Well anyway, from what I can tell as far as the big 4 go, ECC is really the best company. But it's going down hill. This year they handed out random pay increases, which ranged from nothing to basically nothing, but there were so many good teachers completely overlooked and plenty of average and very new teachers who were rewarded for doing very little. It was offensive, in fact it seems that all the good teachers I have spoken to received less than the teachers I know who drink beer before their shifts and are screwing the students.

On top of that, they failed to meet teacher's requests regarding the classes they want to teach and have forced every teacher to take kids classes on board, even those with medical reasons against teaching kids who will push and pull and punch and turn the classroom into a sumo playground.

Don't get me wrong, I love teaching kids so I requested heaps of classes, so how did they reward me? By squeezing every last drop of blood out of my body and taking away my preparation time before my first class, so they could squish in more classes and really work me right down to the last nanosecond of my schedule. I complained. I told them it was going to adversely affect my willingness to take on the responsibility of a high number of kids classes next year, so I think that made them take note since I'm of a very rare breed of teachers, they said they'd change it next year, well next year will be too late because I'm not staying that long.

I've been here a year and a half, and I just can't keep up the energy it takes to teach 15 different classes filled with insane kids high on sugar and suffering undiagnosed ADD.

So there you go, anyone searching for something about ECC online, I hope this helps. Maybe I'm the first to have a rant, but I seriously suspect I won't be the last.

Thursday, April 07, 2005

The recovery.

After 4 days in bed, without leaving the house, I woke up yesterday feeling well enough to climb on my bicycle and peddle to work.

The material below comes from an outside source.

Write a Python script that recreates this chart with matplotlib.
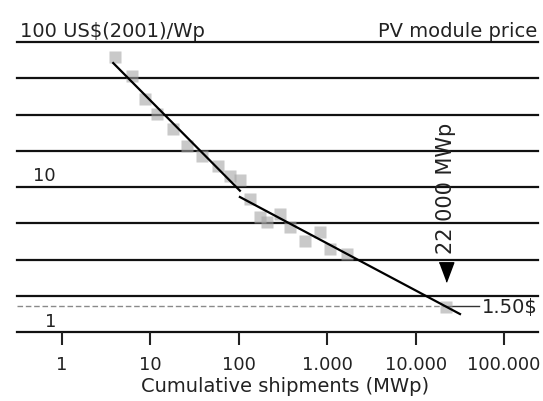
import numpy as np
import matplotlib
matplotlib.use("Agg")
import matplotlib.pyplot as plt

# data (cumulative shipments in MWp, price in US$(2001)/Wp)
ship = [3.98, 6.14, 8.69, 11.8, 18.0, 25.7, 38.0, 58.2, 79.5, 103, 134, 174,
        207, 292, 379, 561, 829, 1076, 1662, 22000]
price = [78.8, 58.6, 40.5, 31.9, 25.1, 19.3, 16.4, 14.0, 12.0, 11.1, 8.27, 6.21,
         5.74, 6.51, 5.30, 4.24, 4.90, 3.74, 3.45, 1.49]

# two learning-curve fits
fit1_x = [3.8, 103]
fit1_y = [71.6, 9.43]
fit2_x = [103, 31800]
fit2_y = [8.53, 1.33]

grid_levels = [1, 1.78, 3.16, 5.62, 10, 17.8, 31.6, 56.2, 100]
xticks = [1, 10, 100, 1000, 10000, 100000]
xtick_labels = ['1', '10', '100', '1.000', '10.000', '100.000']
target_ship = 22000
target_price = 1.5

plt.rcParams['font.family'] = ['DejaVu Sans']

W, H = 543, 402
fig = plt.figure(figsize=(W / 100, H / 100), dpi=100)
ax = fig.add_axes([17 / W, 1 - 333 / H, (538 - 17) / W, (333 - 43) / H])
ax.set_xscale('log')
ax.set_yscale('log')
ax.set_xlim(0.31, 242600)
ax.set_ylim(1, 100)

for s in ax.spines.values():
    s.set_visible(False)

for g in grid_levels:
    ax.axhline(g, color='#111111', lw=1.6, zorder=1, clip_on=False)

# price dashed line and marker for the 22 000 MWp point
ax.plot([0.31, target_ship], [target_price, target_price], color='#8a8a8a',
        lw=1.0, ls=(0, (4, 2)), zorder=2)
ax.plot([target_ship, 52100], [target_price, target_price], color='#333333',
        lw=1.0, zorder=2)
ax.text(56400, target_price, '1.50$', fontsize=14, ha='left', va='center',
        color='#222222')

ax.plot(ship, price, ls='none', marker='s', ms=8, color='#a5a5a5', alpha=0.6,
        mec='none', zorder=3)
ax.plot(fit1_x, fit1_y, color='black', lw=1.6, zorder=4)
ax.plot(fit2_x, fit2_y, color='black', lw=1.6, zorder=4)

ax.plot([target_ship], [2.59], ls='none', ms=14, color='black',
        marker=[(-0.75, 1), (0.75, 1), (0, -1)], zorder=5)
ax.text(target_ship, 3.5, '22 000 MWp', rotation=90, fontsize=15,
        ha='center', va='bottom', color='#222222')

ax.set_xticks(xticks)
ax.set_xticklabels(xtick_labels, fontsize=13, color='#222222')
ax.xaxis.set_minor_locator(matplotlib.ticker.NullLocator())
ax.tick_params(axis='x', direction='out', length=9.5, width=1.5, pad=7,
               color='#222222')
ax.set_yticks([])
ax.yaxis.set_minor_locator(matplotlib.ticker.NullLocator())

ax.text(0.47, 11.2, '10', fontsize=13, ha='left', va='baseline', color='#222222')
ax.text(0.64, 1.1, '1', fontsize=13, ha='left', va='baseline', color='#222222')

fig.text(20 / W, 1 - 37 / H, '100 US$(2001)/Wp', fontsize=14, ha='left',
         va='baseline', color='#222222')
fig.text(537 / W, 1 - 37 / H, 'PV module price', fontsize=14, ha='right',
         va='baseline', color='#222222')
fig.text(285 / W, 1 - 387 / H, 'Cumulative shipments (MWp)', fontsize=14,
         ha='center', va='center', color='#222222')

fig.savefig('out.png', dpi=100)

What a surprise! All of a sudden the cherry blossoms and magnolia flowers have sprung, they are so beautiful. It's a pity they only last about 2 weeks.

Saturday, April 02, 2005

I'm seasonally defective

At this exact time last year I developed acute bronchitis which had me bed-bound for a week. Oh I remember well how that one came on. Jeremy was living in Showacho at the time in a tiny, one-room gaijin apartment. I woke up in his dingy hole choking on the dryness of my throat and started to feel a little off-colour.

I had to get back to my house in the nether regions of North-East Kyoto, a long trek to say the least, by the time I got off the train I could barely walk I was so weak. After the longest, short walk of my lifetime I managed to crawl in to bed and spent the next week barely able to move because I couldn't breath.

A year later and where did I spend today? In my bed, all day, coughing and feeling weak and sick. I'm not sure it's the same thing, but it seems likely as the population around me seems to suffering from cedar fever. Coming from Australia I have limited exposure to cedars, so I think my lungs are full of foreign things I just can't cope with. I'm not as bad as last year, thank god, but since my immune system really had to battle hard then just to keep me alive, I probably have a few anitbodies floating around that are keeping me atleast sane.

I want to enjoy Spring, is that too much to ask?